I’ve been thinking about what conference self-actualization would me, by Maslow’s standards and my own, and I think it’s about feeling so confident in the underpinnings of the event that I don’t have to think about them, just like most of you are probably not worried about shelter or caloric sufficiency. Being able to trust a conference is running well means that I can concentrate on higher order things like delivering value and sparking discussions.

My part

This is a long (really long) list of things that conferences should/could provide to speakers, but conference speaking is a contract of mutual benefit. Here is a list of what I think conference speakers should commit to providing to do:

  • Be on time. There is nothing, nothing more nervewracking for an organizer than not knowing that a speaker will be there at the right time. I don’t care if you have jetlag, if you have to speak in pajamas, whatever. Be at the venue an hour before your talk, make sure you check in, show up at your room as soon as is feasible.

  • Fail noisily. If for any reason you are not going to be able to give your complete talk, on time, tell the organizers as soon as possible. I know you’re ashamed, but they are in a worse spot, so suck it up.

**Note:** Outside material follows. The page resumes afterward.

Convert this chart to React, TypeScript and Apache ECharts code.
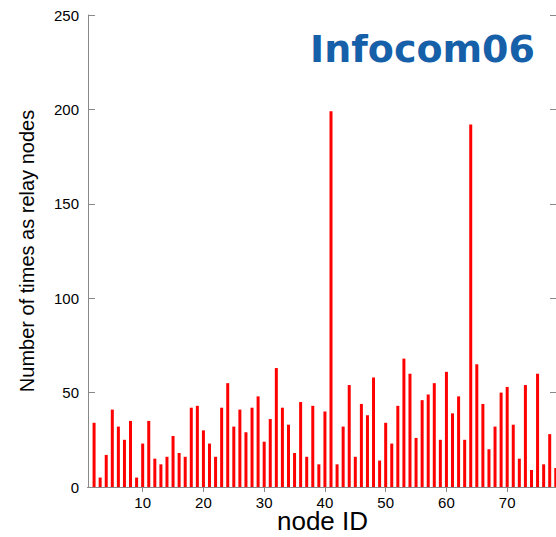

  • Prepare. I do often tweak my talk to incorporate things that happen earlier in the conference, but it is super unprofessional to joke about how you just slapped a talk together on the flight over. Think of it this way — assume everyone in the room earns $60/hr (it makes the math easy). Now multiply that by the minutes the talk is scheduled for and the number of people in the room. That is what your talk is worth in human-hour-dollars.

  • Participate. A large part of the value of conference speaking is that you get to attend conferences. If you are only showing up for the part of one day that your talk is in and blowing off the rest of the conference, you’re missing a lot of the value, and so is the conference. I get so many great conversations in the hallway track/lunch line. Sometimes (May, June, September), you’ll get scheduling collisions and these things happen, but I promise you that I will try to go to the majority of the conference, be available for people to talk to, and generally help the organizers out.

  • Promote. As I serve on more conference committees, I see how important it is for speakers to reach out and involve their communities. Think of a conference as the middle of a very extensive venn diagram. Speakers bring in parts of their community, which makes the conference as a whole richer.

  • Bonus: I have been speaking long enough that I have a set of talks that I could give on no notice. I usually let an organizer know quietly that if they have a schedule disaster, I can cover. I try very hard not to make this about me, but about their need to juggle a lot of balls and how I can offer to catch something.